Arlington Original Building, 244
September 03, 2008, 08:00 PM to 07:00 PM
This dissertation is a collection of three empirical essays on the issue of capital flows to emerging markets. These essays investigate the relevant of distance in the context of globalization, the importance of information flows in increasing more capital flows for emerging markets, and discussed the issue of increased intra-Asia FDI flows. All of these essays are written in bilateral context and thus employ gravity models. The first empirical paper investigates sources and determinants of FDI flows to developing Asia using bilateral FDI flows for the period 1990 to 2005. The paper pays particular attention to possible differences in the determinants of FDI flows to developing Asian economies from the rest of the Asia-Pacific region compared to those from non-regional OECD economies with an emphasis on the role of distance and time zone.
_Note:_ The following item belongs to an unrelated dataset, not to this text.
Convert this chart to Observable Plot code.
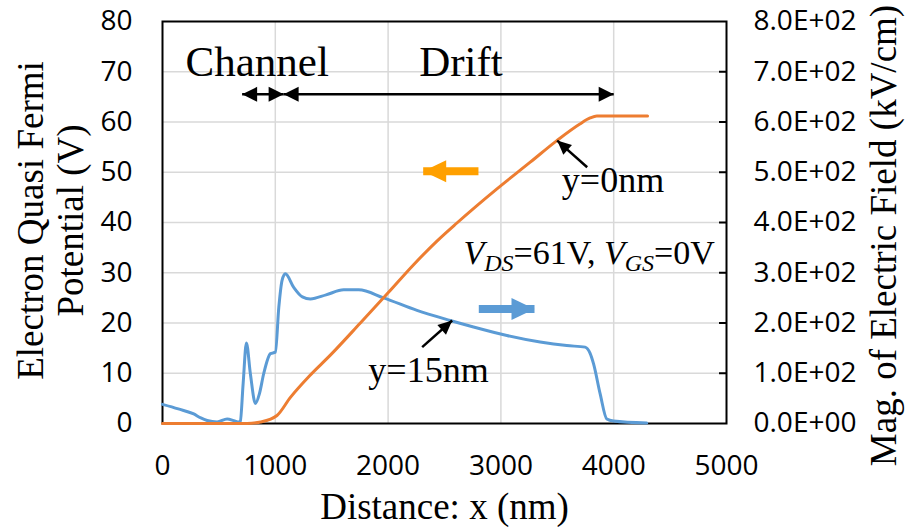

The second empirical paper attempts to show how increased in informational flow, proxy by bilateral telephone flows, reduces the magnitude of distance and thus enable direct investors and portfolio investors to invest in other country. The paper finds the degree of impact of increased in information flow to distance is different between FDI and FPI equity. The second paper relies on a novel database which includes FDI and FPI equity flows for 884 country pairs over the period from 2002 to 2004. The third empirical paper is an essay on intra-Asia FDI. Developing countries are rapidly emerging as new and important sources of foreign direct investment (FDI) to other developing countries. A range of drivers of FDI flows, including transactional and informational distance (proxy by distance), real sector variables, financial variables and institutional quality are examined.